» DATA EXCERPT
>> BEGIN
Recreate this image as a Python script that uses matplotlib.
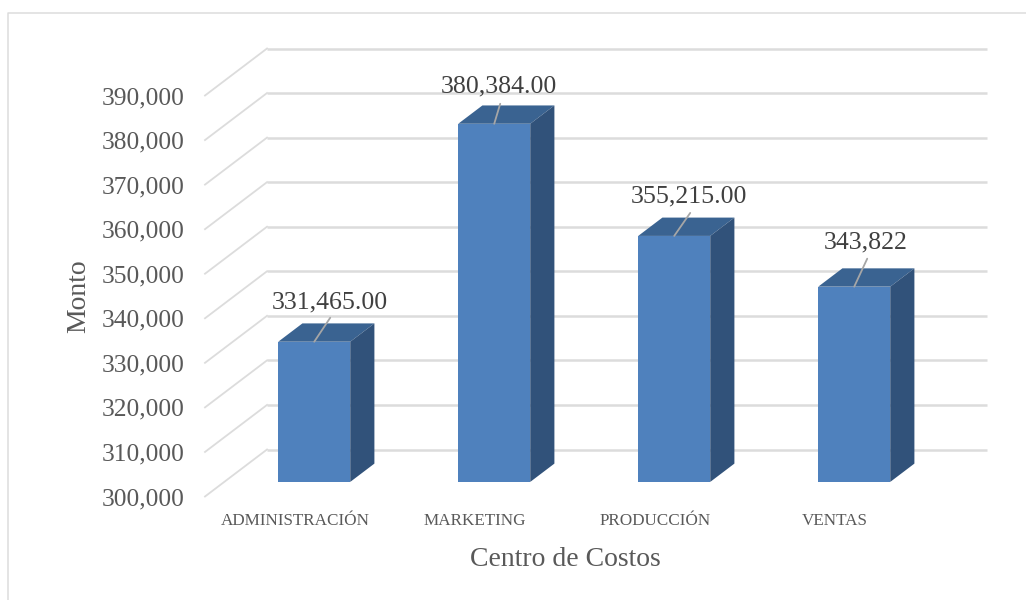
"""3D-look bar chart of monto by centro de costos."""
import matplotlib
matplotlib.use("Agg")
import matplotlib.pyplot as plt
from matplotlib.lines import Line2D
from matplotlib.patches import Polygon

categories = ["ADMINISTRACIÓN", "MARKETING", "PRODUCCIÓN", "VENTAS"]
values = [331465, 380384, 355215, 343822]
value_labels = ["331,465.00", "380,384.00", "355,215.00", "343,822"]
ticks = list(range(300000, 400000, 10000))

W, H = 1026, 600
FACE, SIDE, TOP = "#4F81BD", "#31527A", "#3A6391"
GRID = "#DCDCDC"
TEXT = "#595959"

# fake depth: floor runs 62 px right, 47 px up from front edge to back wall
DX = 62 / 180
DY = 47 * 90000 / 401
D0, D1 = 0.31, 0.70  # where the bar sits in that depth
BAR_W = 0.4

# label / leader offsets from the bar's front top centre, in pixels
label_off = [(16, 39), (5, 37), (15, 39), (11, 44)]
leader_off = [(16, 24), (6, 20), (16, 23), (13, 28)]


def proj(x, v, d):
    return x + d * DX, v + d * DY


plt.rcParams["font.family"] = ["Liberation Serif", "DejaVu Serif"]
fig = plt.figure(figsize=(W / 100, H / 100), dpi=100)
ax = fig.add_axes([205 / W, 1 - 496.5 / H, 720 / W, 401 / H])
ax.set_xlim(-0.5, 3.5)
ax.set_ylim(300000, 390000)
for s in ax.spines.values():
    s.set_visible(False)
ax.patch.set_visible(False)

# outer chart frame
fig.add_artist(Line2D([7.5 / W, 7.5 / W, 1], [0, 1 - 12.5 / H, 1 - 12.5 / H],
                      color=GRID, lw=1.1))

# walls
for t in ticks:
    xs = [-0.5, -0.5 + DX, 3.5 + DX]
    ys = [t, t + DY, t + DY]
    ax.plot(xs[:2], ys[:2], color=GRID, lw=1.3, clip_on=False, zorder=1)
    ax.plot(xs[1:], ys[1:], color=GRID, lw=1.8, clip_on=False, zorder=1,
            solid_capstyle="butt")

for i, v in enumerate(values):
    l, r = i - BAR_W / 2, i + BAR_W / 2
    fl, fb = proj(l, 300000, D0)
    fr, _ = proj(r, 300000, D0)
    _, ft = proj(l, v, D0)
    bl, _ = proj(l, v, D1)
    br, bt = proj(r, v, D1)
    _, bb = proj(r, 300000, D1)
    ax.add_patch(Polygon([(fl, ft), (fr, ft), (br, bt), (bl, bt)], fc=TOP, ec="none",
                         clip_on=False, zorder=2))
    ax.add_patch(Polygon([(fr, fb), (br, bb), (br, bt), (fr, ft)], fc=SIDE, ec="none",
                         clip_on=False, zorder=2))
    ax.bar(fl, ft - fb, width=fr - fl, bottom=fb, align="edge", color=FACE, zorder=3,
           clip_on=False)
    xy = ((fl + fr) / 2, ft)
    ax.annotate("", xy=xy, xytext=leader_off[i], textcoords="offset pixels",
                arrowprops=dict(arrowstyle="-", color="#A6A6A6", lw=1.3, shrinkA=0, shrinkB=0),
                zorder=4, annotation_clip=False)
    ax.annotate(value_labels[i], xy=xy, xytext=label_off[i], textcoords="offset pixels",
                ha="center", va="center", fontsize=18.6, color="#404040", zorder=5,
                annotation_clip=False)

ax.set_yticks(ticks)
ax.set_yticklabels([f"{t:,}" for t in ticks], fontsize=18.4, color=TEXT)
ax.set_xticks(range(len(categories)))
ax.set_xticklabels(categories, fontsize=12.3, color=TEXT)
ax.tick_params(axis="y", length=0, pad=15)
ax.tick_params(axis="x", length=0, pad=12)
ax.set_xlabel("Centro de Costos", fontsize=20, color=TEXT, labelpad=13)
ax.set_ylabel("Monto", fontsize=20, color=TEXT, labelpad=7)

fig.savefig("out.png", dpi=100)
>> END
» WHAT IS ASKED
Copy out all of the material exactly as written, without its pictures.

» EXERCISE ANSWER
Recreate this image as a Python script that uses matplotlib.
"""3D-look bar chart of monto by centro de costos."""
import matplotlib
matplotlib.use("Agg")
import matplotlib.pyplot as plt
from matplotlib.lines import Line2D
from matplotlib.patches import Polygon

categories = ["ADMINISTRACIÓN", "MARKETING", "PRODUCCIÓN", "VENTAS"]
values = [331465, 380384, 355215, 343822]
value_labels = ["331,465.00", "380,384.00", "355,215.00", "343,822"]
ticks = list(range(300000, 400000, 10000))

W, H = 1026, 600
FACE, SIDE, TOP = "#4F81BD", "#31527A", "#3A6391"
GRID = "#DCDCDC"
TEXT = "#595959"

# fake depth: floor runs 62 px right, 47 px up from front edge to back wall
DX = 62 / 180
DY = 47 * 90000 / 401
D0, D1 = 0.31, 0.70  # where the bar sits in that depth
BAR_W = 0.4

# label / leader offsets from the bar's front top centre, in pixels
label_off = [(16, 39), (5, 37), (15, 39), (11, 44)]
leader_off = [(16, 24), (6, 20), (16, 23), (13, 28)]


def proj(x, v, d):
    return x + d * DX, v + d * DY


plt.rcParams["font.family"] = ["Liberation Serif", "DejaVu Serif"]
fig = plt.figure(figsize=(W / 100, H / 100), dpi=100)
ax = fig.add_axes([205 / W, 1 - 496.5 / H, 720 / W, 401 / H])
ax.set_xlim(-0.5, 3.5)
ax.set_ylim(300000, 390000)
for s in ax.spines.values():
    s.set_visible(False)
ax.patch.set_visible(False)

# outer chart frame
fig.add_artist(Line2D([7.5 / W, 7.5 / W, 1], [0, 1 - 12.5 / H, 1 - 12.5 / H],
                      color=GRID, lw=1.1))

# walls
for t in ticks:
    xs = [-0.5, -0.5 + DX, 3.5 + DX]
    ys = [t, t + DY, t + DY]
    ax.plot(xs[:2], ys[:2], color=GRID, lw=1.3, clip_on=False, zorder=1)
    ax.plot(xs[1:], ys[1:], color=GRID, lw=1.8, clip_on=False, zorder=1,
            solid_capstyle="butt")

for i, v in enumerate(values):
    l, r = i - BAR_W / 2, i + BAR_W / 2
    fl, fb = proj(l, 300000, D0)
    fr, _ = proj(r, 300000, D0)
    _, ft = proj(l, v, D0)
    bl, _ = proj(l, v, D1)
    br, bt = proj(r, v, D1)
    _, bb = proj(r, 300000, D1)
    ax.add_patch(Polygon([(fl, ft), (fr, ft), (br, bt), (bl, bt)], fc=TOP, ec="none",
                         clip_on=False, zorder=2))
    ax.add_patch(Polygon([(fr, fb), (br, bb), (br, bt), (fr, ft)], fc=SIDE, ec="none",
                         clip_on=False, zorder=2))
    ax.bar(fl, ft - fb, width=fr - fl, bottom=fb, align="edge", color=FACE, zorder=3,
           clip_on=False)
    xy = ((fl + fr) / 2, ft)
    ax.annotate("", xy=xy, xytext=leader_off[i], textcoords="offset pixels",
                arrowprops=dict(arrowstyle="-", color="#A6A6A6", lw=1.3, shrinkA=0, shrinkB=0),
                zorder=4, annotation_clip=False)
    ax.annotate(value_labels[i], xy=xy, xytext=label_off[i], textcoords="offset pixels",
                ha="center", va="center", fontsize=18.6, color="#404040", zorder=5,
                annotation_clip=False)

ax.set_yticks(ticks)
ax.set_yticklabels([f"{t:,}" for t in ticks], fontsize=18.4, color=TEXT)
ax.set_xticks(range(len(categories)))
ax.set_xticklabels(categories, fontsize=12.3, color=TEXT)
ax.tick_params(axis="y", length=0, pad=15)
ax.tick_params(axis="x", length=0, pad=12)
ax.set_xlabel("Centro de Costos", fontsize=20, color=TEXT, labelpad=13)
ax.set_ylabel("Monto", fontsize=20, color=TEXT, labelpad=7)

fig.savefig("out.png", dpi=100)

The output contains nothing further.